Why You Should Work Towards Clean Marketing Data
CADE JONES
Video Transcript
My name’s Cade Jones, Digital Marketing Manager here at Element Three, and I’m here to talk to you today about one of the most vital but commonly overlooked portions of your marketing operations, data integrity. But before I do so, let me just set some ground rules.
This content is most helpful to marketers, not engineers, not data scientists, marketers who have a baseline understanding of data accuracy, completeness and consistency. At the end of this, my goal is for you to walk away feeling like you’re armed in charge to essentially help better understand your department and how marketing and data can be aligned and working in the same direction for your team.
All right, so let’s dive in. What is dirty data?
Dirty data is inconsistent, incomplete or often just data with errors throughout it. It can come from human error, so somebody’s inputting into an open text field or it can come from your systems being set up in an unstructured manner. Essentially, and most commonly, it’s because people who are setting up forms on their website or whatever it is don’t have the end output of what they want that data to do for them in mind at the outset.
I like to think about it as a little bit of like a messy room. So when you walk into a messy room, you have clothes scattered throughout, everywhere. You know what you want to wear, but you don’t know where it is. And so it essentially slows down your time to put on those clothes.
Data works in the same way. It’s typically all there, but in an unstructured manner, you don’t know where to go to find that insight that you might be looking for.
The harms here are obvious. The messier the data, the slower it is to draw insights. The slower it is to draw insights, the slower you are to deploy your activities and the slower you are to deploy your activities, the slower it is to see the ROI from your marketing efforts.
So why does this matter?
Well, let’s say you’re looking to optimize your marketing funnel, specifically the average days between lifecycle stages in a user journey. When that data is clean, those insights are readily at your fingertips, and you can deploy a strategy quickly to decrease the amount of time between stages.
When it’s not clean, you’re left doing the manual effort of figuring out where that leaky gap is in the funnel to essentially deploy that same tactic. So if you can move at twice the speed, you can deploy the tactic twice as fast and see the impact twice as fast as well.
So if I were you, I’d be asking, what can I do to improve the data integrity across my marketing operations? Well, first, I would make sure that there’s a clear owner on your team, somebody who owns the data, it’s cleanliness, how it’s collected.
The second thing is making sure that you have set audits, checks and reviews of your data on a weekly, monthly basis depending on how much you’re getting into your systems at any given time.
The third thing is making sure that your data strategy is in place.

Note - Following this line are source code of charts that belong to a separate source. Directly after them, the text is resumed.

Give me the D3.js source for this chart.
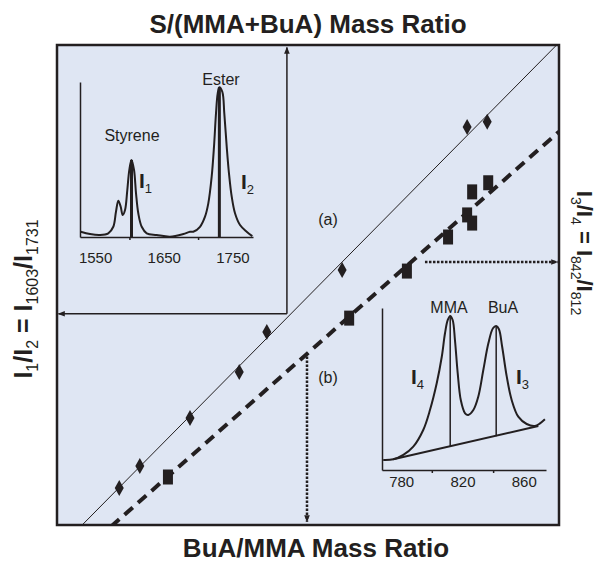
<!DOCTYPE html>
<html>
<head>
<meta charset="utf-8">
<script src="https://cdn.jsdelivr.net/npm/d3@7"></script>
<style>
  body { margin: 0; background: #fff; }
  svg text { font-family: "Liberation Sans", Arial, Helvetica, sans-serif; fill: #231f20; }
</style>
</head>
<body>
<svg width="601" height="565" class="chart"></svg>
<script>
// series (a): diamonds, S/(MMA+BuA) vs I1/I2 (normalised axes, no ticks in the original)
var diamondX = [0.124, 0.165, 0.265, 0.363, 0.418, 0.568, 0.817, 0.857];
var diamondY = [0.077, 0.123, 0.223, 0.319, 0.402, 0.531, 0.829, 0.840];
// series (b): squares, BuA/MMA vs I3/I4
var squareX = [0.221, 0.582, 0.697, 0.779, 0.817, 0.827, 0.827, 0.859];
var squareY = [0.100, 0.431, 0.529, 0.600, 0.646, 0.629, 0.694, 0.713];
// linear fits
var fitA = { slope: 1.058, intercept: -0.053 };
var fitB = { slope: 0.922, intercept: -0.1025 };

// inset 1: Raman spectrum 1528-1780 cm-1
var inset1Wn = [1529, 1542.6, 1557.1, 1569.2, 1576.5, 1580.4, 1583.8, 1587.3, 1590.2, 1593.6,
  1596.9, 1599.8, 1603, 1606.7, 1609.6, 1612.9, 1617.9, 1625.2, 1639.7, 1659.1, 1678.5, 1688.2,
  1693, 1702.8, 1710.1, 1714.9, 1719.8, 1723.2, 1726.1, 1728.6, 1731, 1735.3, 1738.2, 1741.7,
  1745, 1749, 1753.8, 1761.1, 1770.8, 1779];
var inset1Int = [0.034, 0.019, 0.013, 0.024, 0.066, 0.163, 0.234, 0.195, 0.142, 0.174,
  0.303, 0.432, 0.497, 0.432, 0.282, 0.153, 0.066, 0.024, 0.013, 0.002, 0.019, 0.034,
  0.034, 0.066, 0.131, 0.217, 0.389, 0.583, 0.798, 0.927, 0.966, 0.937, 0.798, 0.583,
  0.411, 0.260, 0.153, 0.077, 0.034, 0.006];
var inset1Peaks = [1603, 1731];
var inset1PeakInt = [0.497, 0.966];
var inset1Ticks = [1600, 1700];
var inset1Labels = [1550, 1650, 1750];

// inset 2: Raman spectrum 767-875 cm-1
var inset2Wn = [768.3, 774.9, 781.4, 787.9, 794.4, 798.8, 803.2, 806.5, 808.6, 810.4, 812,
  813.6, 815.1, 816.9, 818.9, 821.7, 823.8, 827.1, 830.3, 833.6, 836.9, 839.9, 842, 843.8,
  845.9, 848.9, 852.1, 856.4, 861.9, 867.3, 870.6, 873.8];
var inset2Int = [0.062, 0.066, 0.093, 0.144, 0.247, 0.370, 0.535, 0.699, 0.844, 0.926, 0.951,
  0.926, 0.802, 0.597, 0.432, 0.350, 0.340, 0.370, 0.452, 0.617, 0.782, 0.875, 0.889, 0.869,
  0.761, 0.576, 0.432, 0.329, 0.284, 0.272, 0.288, 0.313];
var inset2BaseWn = [774.9, 869.5];
var inset2BaseInt = [0.066, 0.272];
var inset2Peaks = [812, 842];
var inset2PeakBase = [0.147, 0.209];
var inset2PeakTop = [0.951, 0.885];
var inset2Ticks = [800, 840];
var inset2Labels = [780, 820, 860];

var ink = "#231f20";
var svg = d3.select(".chart");

var frame = { left: 57, top: 45, right: 559, bottom: 525 };
var x = d3.scaleLinear().domain([0, 1]).range([frame.left, frame.right]);
var y = d3.scaleLinear().domain([0, 1]).range([frame.bottom, frame.top]);

var defs = svg.append("defs");
defs.append("clipPath").attr("id", "clip")
  .append("rect")
  .attr("x", frame.left).attr("y", frame.top)
  .attr("width", frame.right - frame.left).attr("height", frame.bottom - frame.top);
defs.append("marker")
  .attr("id", "arrow")
  .attr("viewBox", "0 0 10 10")
  .attr("refX", 9).attr("refY", 5)
  .attr("markerWidth", 7).attr("markerHeight", 7)
  .attr("markerUnits", "userSpaceOnUse")
  .attr("orient", "auto")
  .append("path")
  .attr("d", "M0,1 L10,5 L0,9 Z")
  .attr("fill", ink);

// panel
svg.append("rect")
  .attr("x", frame.left).attr("y", frame.top)
  .attr("width", frame.right - frame.left).attr("height", frame.bottom - frame.top)
  .attr("fill", "#dfe6f3");

// fit lines
var plot = svg.append("g").attr("clip-path", "url(#clip)");
plot.append("line")
  .attr("x1", x(0)).attr("y1", y(fitA.intercept))
  .attr("x2", x(1)).attr("y2", y(fitA.slope + fitA.intercept))
  .attr("stroke", ink).attr("stroke-width", 1);
plot.append("line")
  .attr("x1", x(0)).attr("y1", y(fitB.intercept))
  .attr("x2", x(1)).attr("y2", y(fitB.slope + fitB.intercept))
  .attr("stroke", ink).attr("stroke-width", 4)
  .attr("stroke-dasharray", "11,7");

// read-off arrows (a) solid, (b) dotted
var arrows = [
  { x1: 0.458, y1: 0.44, x2: 0.458, y2: 0.995, dotted: false },
  { x1: 0.458, y1: 0.44, x2: 0.003, y2: 0.44, dotted: false },
  { x1: 0.733, y1: 0.548, x2: 0.997, y2: 0.548, dotted: true },
  { x1: 0.498, y1: 0.351, x2: 0.498, y2: 0.007, dotted: true }
];
svg.selectAll(".arrow")
  .data(arrows)
  .enter().append("line")
  .attr("class", "arrow")
  .attr("x1", function(d) { return x(d.x1); })
  .attr("y1", function(d) { return y(d.y1); })
  .attr("x2", function(d) { return x(d.x2); })
  .attr("y2", function(d) { return y(d.y2); })
  .attr("stroke", ink)
  .attr("stroke-width", function(d) { return d.dotted ? 2.5 : 1.5; })
  .attr("stroke-dasharray", function(d) { return d.dotted ? "2.5,1.5" : null; })
  .attr("marker-end", "url(#arrow)");

// markers
svg.selectAll(".diamond")
  .data(diamondX)
  .enter().append("path")
  .attr("class", "diamond")
  .attr("d", function(d, i) {
    var cx = x(d), cy = y(diamondY[i]);
    return "M" + cx + "," + (cy - 8) + "L" + (cx + 4.5) + "," + cy + "L" + cx + "," + (cy + 8) + "L" + (cx - 4.5) + "," + cy + "Z";
  })
  .attr("fill", ink);

svg.selectAll(".square")
  .data(squareX)
  .enter().append("rect")
  .attr("class", "square")
  .attr("x", function(d) { return x(d) - 5; })
  .attr("y", function(d, i) { return y(squareY[i]) - 7.5; })
  .attr("width", 10)
  .attr("height", 15)
  .attr("fill", ink);

svg.append("text").attr("x", 328).attr("y", 225).attr("text-anchor", "middle")
  .attr("font-size", 16).text("(a)");
svg.append("text").attr("x", 328).attr("y", 383).attr("text-anchor", "middle")
  .attr("font-size", 16).text("(b)");

// ---- inset 1 ----
var ix1 = d3.scaleLinear().domain([1528, 1780]).range([80, 253]);
var iy1 = d3.scaleLinear().domain([0, 1]).range([237, 82]);
var g1 = svg.append("g");

g1.append("g")
  .attr("transform", "translate(0,237)")
  .call(d3.axisBottom(ix1).tickValues(inset1Ticks).tickSize(3).tickSizeOuter(0).tickFormat(""))
  .call(function(a) { a.selectAll("path, line").attr("stroke", ink).attr("stroke-width", 1.5); });
g1.append("g")
  .attr("transform", "translate(0,237)")
  .call(d3.axisBottom(ix1).tickValues(inset1Labels).tickSize(0).tickPadding(15).tickFormat(d3.format("d")))
  .call(function(a) {
    a.select(".domain").remove();
    a.selectAll("text").attr("font-size", 15).attr("font-family", null).attr("fill", ink);
  });
g1.append("g")
  .attr("transform", "translate(80,0)")
  .call(d3.axisLeft(iy1).tickValues([]).tickSizeOuter(0))
  .call(function(a) { a.select(".domain").attr("stroke", ink).attr("stroke-width", 1.5); });

g1.append("path")
  .datum(inset1Wn)
  .attr("d", d3.line()
    .x(function(d) { return ix1(d); })
    .y(function(d, i) { return iy1(inset1Int[i]); })
    .curve(d3.curveCatmullRom))
  .attr("fill", "none").attr("stroke", ink).attr("stroke-width", 2);

g1.selectAll(".bar1")
  .data(inset1Peaks)
  .enter().append("line")
  .attr("x1", function(d) { return ix1(d); }).attr("x2", function(d) { return ix1(d); })
  .attr("y1", iy1(0)).attr("y2", function(d, i) { return iy1(inset1PeakInt[i]); })
  .attr("stroke", ink).attr("stroke-width", 3);

g1.append("text").attr("x", 132).attr("y", 141).attr("text-anchor", "middle")
  .attr("font-size", 16).text("Styrene");
g1.append("text").attr("x", 221).attr("y", 85).attr("text-anchor", "middle")
  .attr("font-size", 16).text("Ester");

function intensityLabel(g, px, py, sub) {
  var t = g.append("text").attr("x", px).attr("y", py);
  t.append("tspan").attr("font-size", 21).attr("font-weight", "bold").text("I");
  t.append("tspan").attr("font-size", 13).attr("dy", 5).text(sub);
}
intensityLabel(g1, 139, 188, "1");
intensityLabel(g1, 241, 189, "2");

// ---- inset 2 ----
var ix2 = d3.scaleLinear().domain([767.5, 874.5]).range([382, 546]);
var iy2 = d3.scaleLinear().domain([0, 1]).range([470, 308]);
var g2 = svg.append("g");

g2.append("g")
  .attr("transform", "translate(0,470)")
  .call(d3.axisBottom(ix2).tickValues(inset2Ticks).tickSize(3).tickSizeOuter(0).tickFormat(""))
  .call(function(a) { a.selectAll("path, line").attr("stroke", ink).attr("stroke-width", 1.5); });
g2.append("g")
  .attr("transform", "translate(0,470)")
  .call(d3.axisBottom(ix2).tickValues(inset2Labels).tickSize(0).tickPadding(6).tickFormat(d3.format("d")))
  .call(function(a) {
    a.select(".domain").remove();
    a.selectAll("text").attr("font-size", 15).attr("font-family", null).attr("fill", ink);
  });
g2.append("g")
  .attr("transform", "translate(382,0)")
  .call(d3.axisLeft(iy2).tickValues([]).tickSizeOuter(0))
  .call(function(a) { a.select(".domain").attr("stroke", ink).attr("stroke-width", 1.5); });

g2.append("path")
  .datum(inset2Wn)
  .attr("d", d3.line()
    .x(function(d) { return ix2(d); })
    .y(function(d, i) { return iy2(inset2Int[i]); })
    .curve(d3.curveCatmullRom))
  .attr("fill", "none").attr("stroke", ink).attr("stroke-width", 2);

g2.append("line")
  .attr("x1", ix2(inset2BaseWn[0])).attr("y1", iy2(inset2BaseInt[0]))
  .attr("x2", ix2(inset2BaseWn[1])).attr("y2", iy2(inset2BaseInt[1]))
  .attr("stroke", ink).attr("stroke-width", 2);

g2.selectAll(".bar2")
  .data(inset2Peaks)
  .enter().append("line")
  .attr("x1", function(d) { return ix2(d); }).attr("x2", function(d) { return ix2(d); })
  .attr("y1", function(d, i) { return iy2(inset2PeakBase[i]); })
  .attr("y2", function(d, i) { return iy2(inset2PeakTop[i]); })
  .attr("stroke", ink).attr("stroke-width", 1.5);

g2.append("text").attr("x", 449).attr("y", 313).attr("text-anchor", "middle")
  .attr("font-size", 16).text("MMA");
g2.append("text").attr("x", 503).attr("y", 313).attr("text-anchor", "middle")
  .attr("font-size", 16).text("BuA");
intensityLabel(g2, 411, 384, "4");
intensityLabel(g2, 516, 384, "3");

// frame on top
svg.append("rect")
  .attr("x", frame.left).attr("y", frame.top)
  .attr("width", frame.right - frame.left).attr("height", frame.bottom - frame.top)
  .attr("fill", "none").attr("stroke", ink).attr("stroke-width", 2.5);

// axis titles
svg.append("text").attr("x", 308).attr("y", 33).attr("text-anchor", "middle")
  .attr("font-size", 26).attr("font-weight", "bold").text("S/(MMA+BuA) Mass Ratio");
svg.append("text").attr("x", 316).attr("y", 557).attr("text-anchor", "middle")
  .attr("font-size", 26).attr("font-weight", "bold").text("BuA/MMA Mass Ratio");

// rotated ratio titles with subscripts
function ratioTitle(tx, ty, angle, size, parts) {
  var t = svg.append("text")
    .attr("transform", "translate(" + tx + "," + ty + ") rotate(" + angle + ")")
    .attr("text-anchor", "middle")
    .attr("font-size", size).attr("font-weight", "bold");
  parts.forEach(function(p) {
    var s = t.append("tspan").text(p[0]);
    if (p[1] === "sub") s.attr("font-size", size * 0.64).attr("font-weight", "normal").attr("dy", 6);
    if (p[1] === "up") s.attr("dy", -6);
  });
}
ratioTitle(32, 299, -90, 25, [["I"], ["1", "sub"], ["/I", "up"], ["2", "sub"], [" = I", "up"],
  ["1603", "sub"], ["/I", "up"], ["1731", "sub"]]);
ratioTitle(577, 253, 90, 22, [["I"], ["3", "sub"], ["/I", "up"], ["4", "sub"], [" = I", "up"],
  ["842", "sub"], ["/I", "up"], ["812", "sub"]]);
</script>
</body>
</html>
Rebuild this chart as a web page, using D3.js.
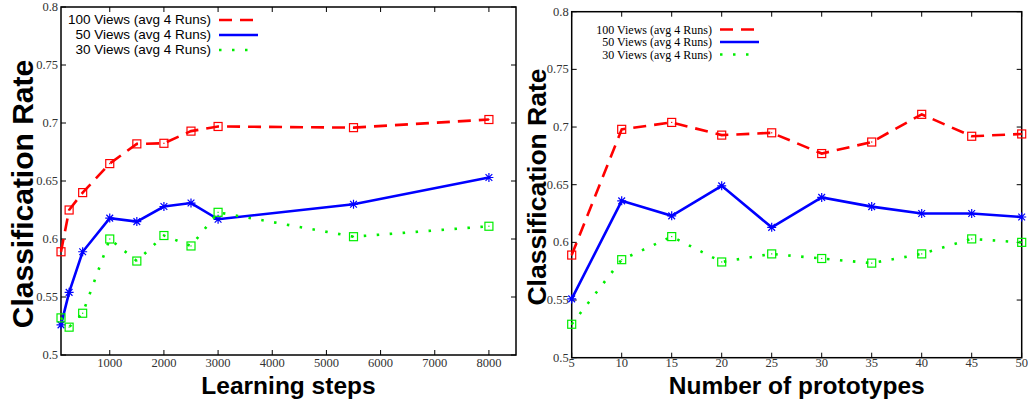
<!DOCTYPE html>
<html>
<head>
<meta charset="utf-8">
<script src="https://cdn.jsdelivr.net/npm/d3@7.9.0/dist/d3.min.js"></script>
<style>
  body { margin: 0; background: #fff; }
  svg { display: block; }
</style>
</head>
<body>
<svg width="1028" height="401"></svg>
<script>
// left panel: learning steps
const steps = [100, 250, 500, 1000, 1500, 2000, 2500, 3000, 5500, 8000];
const steps100 = [0.589, 0.625, 0.640, 0.665, 0.682, 0.6825, 0.693, 0.697, 0.696, 0.703];
const steps50 = [0.526, 0.554, 0.589, 0.618, 0.615, 0.628, 0.631, 0.617, 0.630, 0.653];
const steps30 = [0.532, 0.524, 0.536, 0.600, 0.581, 0.603, 0.594, 0.623, 0.602, 0.611];
const stepTicks = [1000, 2000, 3000, 4000, 5000, 6000, 7000, 8000];

// right panel: number of prototypes
const protos = [5, 10, 15, 20, 25, 30, 35, 40, 45, 50];
const protos100 = [0.589, 0.698, 0.704, 0.693, 0.695, 0.677, 0.687, 0.711, 0.692, 0.694];
const protos50 = [0.551, 0.636, 0.623, 0.649, 0.613, 0.639, 0.631, 0.625, 0.625, 0.622];
const protos30 = [0.529, 0.585, 0.605, 0.583, 0.590, 0.586, 0.582, 0.590, 0.603, 0.600];
const protoTicks = [5, 10, 15, 20, 25, 30, 35, 40, 45, 50];

const rateTicks = [0.5, 0.55, 0.6, 0.65, 0.7, 0.75, 0.8];
const seriesNames = ['100 Views (avg 4 Runs)', '50 Views (avg 4 Runs)', '30 Views (avg 4 Runs)'];

const svg = d3.select('svg');

const styles = [
  { color: '#ff0000', dash: '13,8', mark: 'square' },
  { color: '#0000ff', dash: null, mark: 'star' },
  { color: '#00ee00', dash: '2.5,10.5', mark: 'square' }
];

function drawPanel(p) {
  const x = d3.scaleLinear().domain(p.xDomain).range([p.left, p.right]);
  const y = d3.scaleLinear().domain([0.5, 0.8]).range([p.bottom, p.top]);
  const g = svg.append('g');

  // frame
  g.append('rect')
    .attr('x', p.left).attr('y', p.top)
    .attr('width', p.right - p.left).attr('height', p.bottom - p.top)
    .attr('fill', 'none').attr('stroke', '#000').attr('stroke-width', 1.5);

  // inward ticks on all sides
  p.xTicks.forEach((t) => {
    g.append('line').attr('x1', x(t)).attr('x2', x(t)).attr('y1', p.bottom).attr('y2', p.bottom - 5)
      .attr('stroke', '#000');
    g.append('line').attr('x1', x(t)).attr('x2', x(t)).attr('y1', p.top).attr('y2', p.top + 5)
      .attr('stroke', '#000');
    g.append('text').attr('x', x(t)).attr('y', 367)
      .attr('text-anchor', 'middle')
      .attr('font-family', 'Liberation Serif, serif').attr('font-size', 12.5).attr('fill', '#333')
      .text(t);
  });
  rateTicks.forEach((t) => {
    g.append('line').attr('x1', p.left).attr('x2', p.left + 5).attr('y1', y(t)).attr('y2', y(t))
      .attr('stroke', '#000');
    g.append('line').attr('x1', p.right).attr('x2', p.right - 5).attr('y1', y(t)).attr('y2', y(t))
      .attr('stroke', '#000');
    g.append('text').attr('x', p.left - 3).attr('y', y(t) + 4)
      .attr('text-anchor', 'end')
      .attr('font-family', 'Liberation Serif, serif').attr('font-size', 12.5).attr('fill', '#333')
      .text(d3.format('')(t));
  });

  // axis titles
  g.append('text')
    .attr('transform', `translate(${p.yTitleX},${p.yTitleY}) rotate(-90)`)
    .attr('text-anchor', 'middle')
    .attr('font-family', 'Liberation Sans, Arial, sans-serif').attr('font-weight', 'bold')
    .attr('font-size', p.yTitleSize)
    .text('Classification Rate');
  g.append('text')
    .attr('x', (p.left + p.right) / 2).attr('y', 393.5)
    .attr('text-anchor', 'middle')
    .attr('font-family', 'Liberation Sans, Arial, sans-serif').attr('font-weight', 'bold')
    .attr('font-size', p.xTitleSize)
    .text(p.xTitle);

  const line = d3.line().x((d) => x(d[0])).y((d) => y(d[1]));

  p.series.forEach((vals, i) => {
    const st = styles[i];
    const pts = p.xs.map((v, j) => [v, vals[j]]);
    g.append('path').datum(pts)
      .attr('d', line)
      .attr('fill', 'none').attr('stroke', st.color).attr('stroke-width', 2.6)
      .attr('stroke-dasharray', st.dash);

    pts.forEach((d) => {
      const cx = x(d[0]), cy = y(d[1]);
      if (st.mark === 'square') {
        g.append('rect').attr('x', cx - 4).attr('y', cy - 4).attr('width', 8).attr('height', 8)
          .attr('fill', 'none').attr('stroke', st.color).attr('stroke-width', 1.2);
        g.append('rect').attr('x', cx - 0.6).attr('y', cy - 0.6).attr('width', 1.2).attr('height', 1.2)
          .attr('fill', st.color);
      } else {
        const r = 4.5;
        const path = d3.path();
        path.moveTo(cx - r, cy); path.lineTo(cx + r, cy);
        path.moveTo(cx, cy - r); path.lineTo(cx, cy + r);
        path.moveTo(cx - r * 0.75, cy - r * 0.75); path.lineTo(cx + r * 0.75, cy + r * 0.75);
        path.moveTo(cx - r * 0.75, cy + r * 0.75); path.lineTo(cx + r * 0.75, cy - r * 0.75);
        g.append('path').attr('d', path.toString()).attr('stroke', st.color).attr('stroke-width', 1.2);
      }
    });

    // legend
    const ly = p.legendY + i * p.legendStep;
    g.append('text').attr('x', p.legendTextX).attr('y', ly + 4)
      .attr('text-anchor', 'end')
      .attr('font-family', p.legendFont).attr('font-size', p.legendSize).attr('fill', '#000')
      .text(seriesNames[i]);
    g.append('line')
      .attr('x1', p.legendTextX + 8).attr('x2', p.legendTextX + 47)
      .attr('y1', ly).attr('y2', ly)
      .attr('stroke', st.color).attr('stroke-width', 2.6)
      .attr('stroke-dasharray', st.dash);
  });
}

drawPanel({
  left: 61, right: 516, top: 7, bottom: 355,
  xDomain: [100, 8500], xTicks: stepTicks, xs: steps,
  series: [steps100, steps50, steps30],
  xTitle: 'Learning steps', xTitleSize: 24.5,
  yTitleX: 33, yTitleY: 194, yTitleSize: 30,
  legendTextX: 211, legendY: 20, legendStep: 15,
  legendFont: 'Liberation Sans, Arial, sans-serif', legendSize: 13.5
});

drawPanel({
  left: 571.7, right: 1021.7, top: 11.7, bottom: 357.7,
  xDomain: [5, 50], xTicks: protoTicks, xs: protos,
  series: [protos100, protos50, protos30],
  xTitle: 'Number of prototypes', xTitleSize: 24.5,
  yTitleX: 546, yTitleY: 187, yTitleSize: 26.5,
  legendTextX: 712, legendY: 29.5, legendStep: 12.5,
  legendFont: 'Liberation Serif, serif', legendSize: 12
});
</script>
</body>
</html>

So when you’re setting up forms or the collection of the data, making sure you think through where down the road are you going to need this data and how it’s going to be used?
And then lastly is just having data analytics tools that helps a lot of this process — what is typically manual — become automated so that you can again draw those insights quicker, faster and more strongly.
Doing these things will essentially enable you as a marketer to be more informed on what’s happening with your data, how to use it, and how to deploy tactics and strategies to help impact the ultimate ROI of your marketing efforts.